**Goal**
Starting at the top of the listing, extract every line up to and including the one with "[685, 279], [735, 345], [792, 407], [850, 470]];". Pictures stay out of the copy.
────────────────
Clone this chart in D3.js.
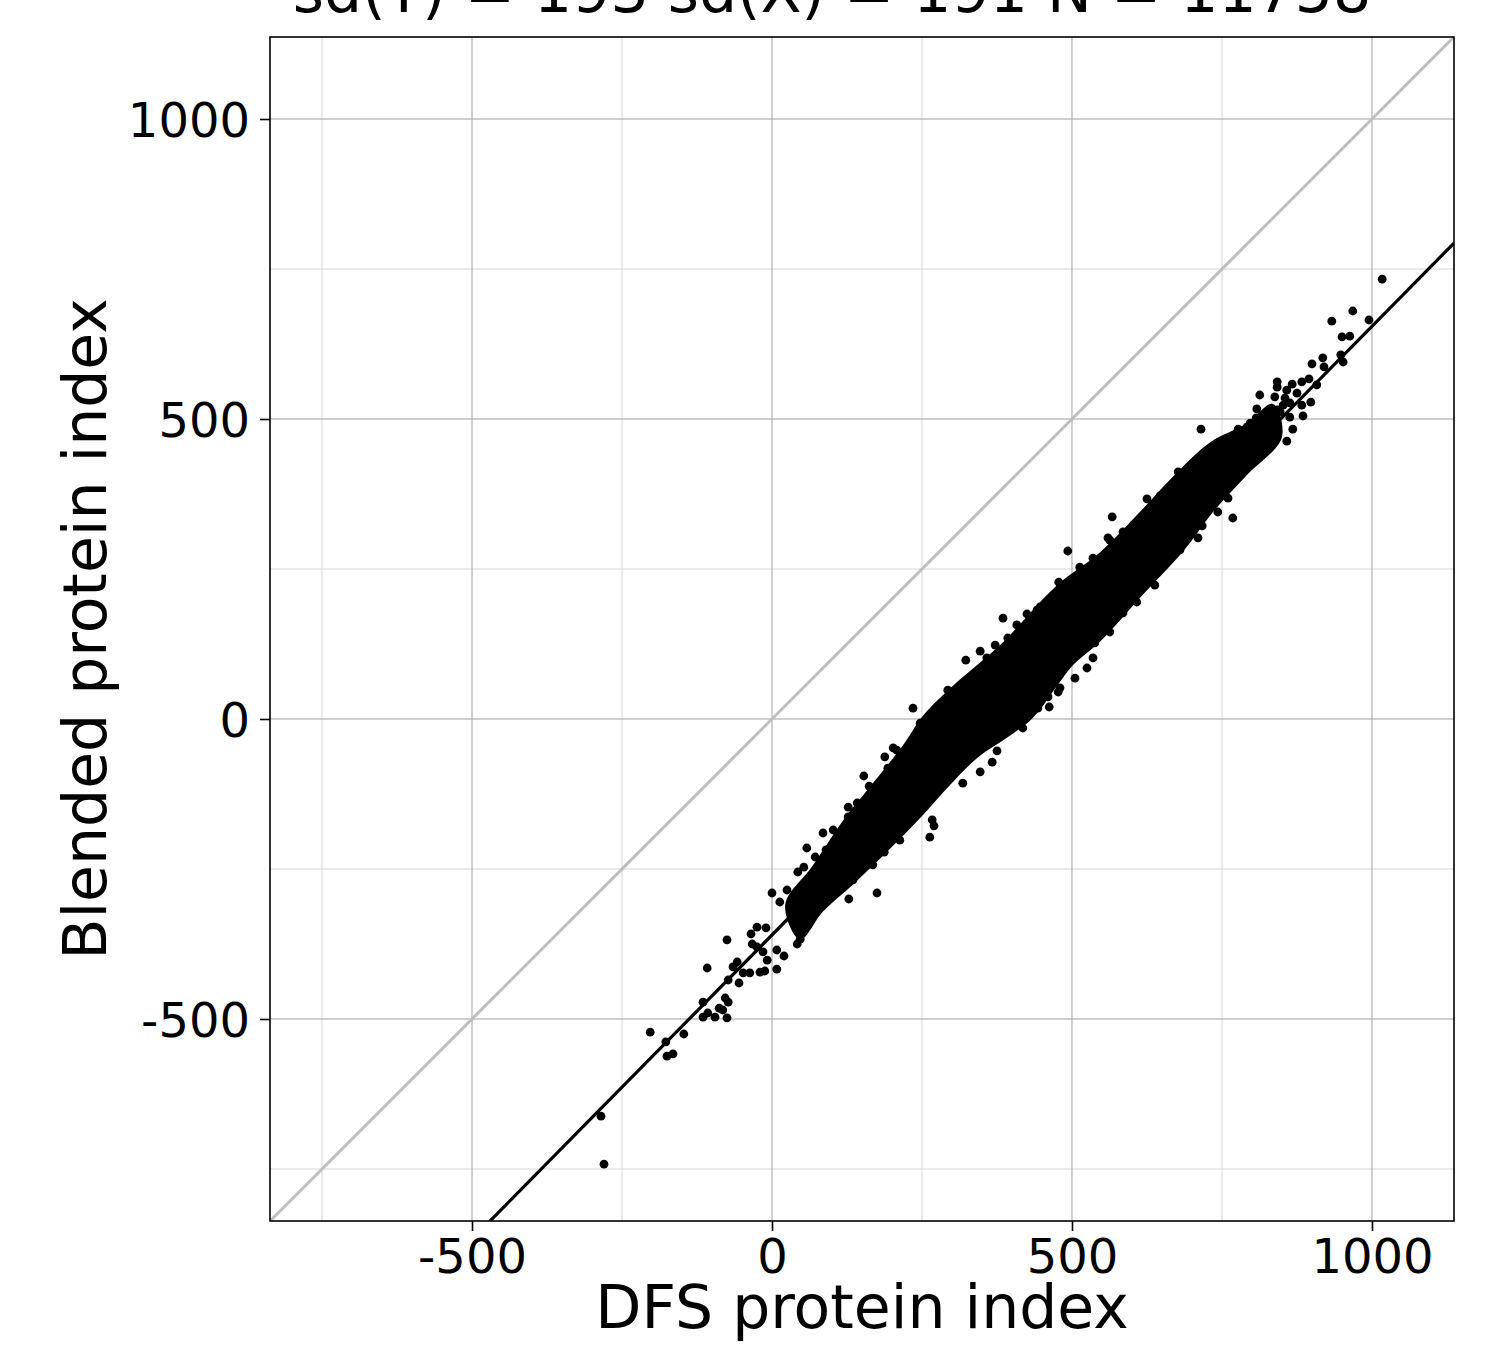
<!DOCTYPE html>
<html>
<head>
<meta charset="utf-8">
<script src="https://cdn.jsdelivr.net/npm/d3@7"></script>
<style>
  body { margin: 0; background: #fff; }
  text { font-family: "DejaVu Sans", sans-serif; fill: #000; }
</style>
</head>
<body>
<script>
// ---- data ----
var titleText = "sd(Y) = 193 sd(X) = 191 N = 11758";
var xLabel = "DFS protein index";
var yLabel = "Blended protein index";
var domain = [-836.7, 1136.7];
var majorTicks = [-500, 0, 500, 1000];
var minorTicks = [-750, -250, 250, 750];
var fitIntercept = -360;
var fitSlope = 1.0145;

// outline of the dense core of the cloud (upper edge, then lower edge, both left to right)
var coreUpper = [[22, -310], [68, -244], [125, -160], [152, -127], [218, -44], [252, 6],
  [302, 56], [342, 90], [385, 128], [475, 223], [547, 278], [613, 345], [675, 411],
  [730, 461], [790, 492], [835, 525]];
var coreLower = [[47, -368], [85, -321], [135, -276], [192, -221], [247, -165], [292, -115],
  [342, -65], [392, -31], [435, 2], [480, 62], [502, 90], [547, 129], [618, 207],
  [685, 279], [735, 345], [792, 407], [850, 470]];

// individual points outside / on the edge of the core
var points = [
  [-280, -742], [-285, -662], [-203, -522], [-177, -538], [-175, -562], [-165, -558],
  [-147, -525], [-115, -472], [-115, -497], [-107, -490], [-95, -497], [-88, -482],
  [-82, -485], [-75, -498], [-78, -465], [-73, -472], [-108, -415], [-75, -368],
  [-73, -435], [-65, -413], [-58, -405], [-55, -440], [-48, -423], [-37, -423],
  [-33, -375], [-35, -358], [-25, -347], [-20, -422], [-12, -420], [-8, -402],
  [8, -417], [-10, -348], [0, -290], [13, -305], [25, -285], [43, -255], [53, -247],
  [58, -215], [72, -230], [90, -218], [85, -190], [102, -185], [20, -395], [42, -375],
  [47, -367], [8, -385], [-15, -388], [-25, -380], [175, -290], [128, -300],
  [168, -243], [187, -222], [263, -197], [267, -168], [270, -178], [235, 18],
  [323, 98], [385, 168], [372, 123], [347, 113], [358, 102], [202, -48], [425, 175],
  [408, 157], [442, 182], [478, 228], [513, 253], [535, 102], [525, 85], [505, 68],
  [462, 20], [477, 45], [375, -53], [418, -15], [153, -95], [162, -112], [188, -63],
  [347, -88], [367, -72], [127, -147], [142, -140], [567, 337], [493, 280], [535, 268],
  [625, 367], [647, 372], [677, 412], [718, 437], [768, 335], [743, 345], [760, 368],
  [717, 322], [710, 302], [638, 223], [563, 145], [560, 302], [585, 312], [602, 323],
  [1017, 733], [968, 680], [933, 663], [995, 665], [950, 637], [963, 638], [918, 602],
  [948, 607], [952, 595], [900, 592], [920, 587], [842, 562], [842, 553], [867, 558],
  [883, 562], [895, 567], [908, 557], [813, 540], [838, 537], [855, 535], [863, 527],
  [883, 523], [898, 528], [808, 517], [885, 505], [868, 483], [858, 463], [715, 483],
  [777, 483], [792, 487], [807, 502], [830, 503], [847, 512], [763, 463], [733, 453],
  [827, 453], [818, 470], [842, 482],
  // bumps along the edges of the core
  [322, 60], [293, 48], [308, 48], [280, 20], [247, -7], [208, -52], [193, -82],
  [127, -163], [460, 37], [443, 18], [318, -107], [213, -202], [135, -268],
  [563, 298], [447, 187], [393, 135], [705, 423], [680, 282], [647, 253], [608, 195],
  [585, 177], [538, 127], [480, 52], [685, 403], [702, 427], [722, 435], [742, 443],
  [758, 453], [775, 465], [785, 477], [797, 493], [813, 498], [825, 490], [792, 448],
  [802, 460], [813, 443], [768, 427], [752, 412], [742, 395], [725, 407], [710, 398],
  [697, 387], [858, 548], [875, 543], [852, 523], [863, 503], [842, 515]
];

// ---- layout ----
var W = 1493, H = 1349;
var panel = { left: 270, top: 37, right: 1454, bottom: 1221 };

var svg = d3.select("body").append("svg")
    .attr("width", W)
    .attr("height", H);

svg.append("rect").attr("width", W).attr("height", H).attr("fill", "#fff");

var x = d3.scaleLinear().domain(domain).range([panel.left, panel.right]);
var y = d3.scaleLinear().domain(domain).range([panel.bottom, panel.top]);

svg.append("clipPath").attr("id", "clip")
  .append("rect")
    .attr("x", panel.left).attr("y", panel.top)
    .attr("width", panel.right - panel.left)
    .attr("height", panel.bottom - panel.top);

var grid = svg.append("g");
// minor grid
grid.selectAll(".mx").data(minorTicks).enter().append("line")
    .attr("x1", function (d) { return x(d); }).attr("x2", function (d) { return x(d); })
    .attr("y1", panel.top).attr("y2", panel.bottom)
    .attr("stroke", "#d6d6d6").attr("stroke-width", 1);
grid.selectAll(".my").data(minorTicks).enter().append("line")
    .attr("y1", function (d) { return y(d); }).attr("y2", function (d) { return y(d); })
    .attr("x1", panel.left).attr("x2", panel.right)
    .attr("stroke", "#d6d6d6").attr("stroke-width", 1);
// major grid
grid.selectAll(".Mx").data(majorTicks).enter().append("line")
    .attr("x1", function (d) { return x(d); }).attr("x2", function (d) { return x(d); })
    .attr("y1", panel.top).attr("y2", panel.bottom)
    .attr("stroke", "#a0a0a0").attr("stroke-width", 1);
grid.selectAll(".My").data(majorTicks).enter().append("line")
    .attr("y1", function (d) { return y(d); }).attr("y2", function (d) { return y(d); })
    .attr("x1", panel.left).attr("x2", panel.right)
    .attr("stroke", "#a0a0a0").attr("stroke-width", 1);

var plot = svg.append("g").attr("clip-path", "url(#clip)");

// identity line
plot.append("line")
    .attr("x1", x(domain[0])).attr("y1", y(domain[0]))
    .attr("x2", x(domain[1])).attr("y2", y(domain[1]))
    .attr("stroke", "#bebebe").attr("stroke-width", 3);

// dense core
var outline = coreUpper.concat(coreLower.slice().reverse());
plot.append("path")
    .attr("d", d3.line()
        .x(function (d) { return x(d[0]); })
        .y(function (d) { return y(d[1]); })
        .curve(d3.curveCatmullRomClosed.alpha(0.5))(outline))
    .attr("fill", "#000");

plot.selectAll("circle").data(points).enter().append("circle")
    .attr("cx", function (d) { return x(d[0]); })
    .attr("cy", function (d) { return y(d[1]); })
    .attr("r", 4.4)
    .attr("fill", "#000");

// fitted line
plot.append("line")
    .attr("x1", x(domain[0])).attr("y1", y(fitIntercept + fitSlope * domain[0]))
    .attr("x2", x(domain[1])).attr("y2", y(fitIntercept + fitSlope * domain[1]))
    .attr("stroke", "#000").attr("stroke-width", 3.2);

// panel border
svg.append("rect")
    .attr("x", panel.left).attr("y", panel.top)
    .attr("width", panel.right - panel.left)
    .attr("height", panel.bottom - panel.top)
    .attr("fill", "none").attr("stroke", "#000").attr("stroke-width", 1.6);

// axes
var fmt = function (d) { return String(d); };
var xAxis = d3.axisBottom(x).tickValues(majorTicks).tickFormat(fmt).tickSize(10).tickPadding(6);
var yAxis = d3.axisLeft(y).tickValues(majorTicks).tickFormat(fmt).tickSize(10).tickPadding(10);

var gx = svg.append("g").attr("transform", "translate(0," + panel.bottom + ")").call(xAxis);
var gy = svg.append("g").attr("transform", "translate(" + panel.left + ",0)").call(yAxis);
[gx, gy].forEach(function (g) {
  g.select(".domain").remove();
  g.selectAll(".tick line").attr("stroke", "#000").attr("stroke-width", 1.6);
  g.selectAll(".tick text").attr("font-size", 48).attr("font-family", "DejaVu Sans").attr("fill", "#000");
});
gx.selectAll(".tick text").attr("dy", "0.76em");
gy.selectAll(".tick text").attr("dy", "0.36em");

// titles
svg.append("text")
    .attr("x", (panel.left + panel.right) / 2).attr("y", 1328)
    .attr("text-anchor", "middle").attr("font-size", 60)
    .text(xLabel);
svg.append("text")
    .attr("transform", "translate(106," + (panel.top + panel.bottom) / 2 + ") rotate(-90)")
    .attr("text-anchor", "middle").attr("font-size", 60)
    .text(yLabel);
svg.append("text")
    .attr("x", 832).attr("y", 12)
    .attr("text-anchor", "middle").attr("font-size", 60)
    .text(titleText);
</script>
</body>
</html>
────────────────
**Expected output**
Clone this chart in D3.js.
<!DOCTYPE html>
<html>
<head>
<meta charset="utf-8">
<script src="https://cdn.jsdelivr.net/npm/d3@7"></script>
<style>
  body { margin: 0; background: #fff; }
  text { font-family: "DejaVu Sans", sans-serif; fill: #000; }
</style>
</head>
<body>
<script>
// ---- data ----
var titleText = "sd(Y) = 193 sd(X) = 191 N = 11758";
var xLabel = "DFS protein index";
var yLabel = "Blended protein index";
var domain = [-836.7, 1136.7];
var majorTicks = [-500, 0, 500, 1000];
var minorTicks = [-750, -250, 250, 750];
var fitIntercept = -360;
var fitSlope = 1.0145;

// outline of the dense core of the cloud (upper edge, then lower edge, both left to right)
var coreUpper = [[22, -310], [68, -244], [125, -160], [152, -127], [218, -44], [252, 6],
  [302, 56], [342, 90], [385, 128], [475, 223], [547, 278], [613, 345], [675, 411],
  [730, 461], [790, 492], [835, 525]];
var coreLower = [[47, -368], [85, -321], [135, -276], [192, -221], [247, -165], [292, -115],
  [342, -65], [392, -31], [435, 2], [480, 62], [502, 90], [547, 129], [618, 207],
  [685, 279], [735, 345], [792, 407], [850, 470]];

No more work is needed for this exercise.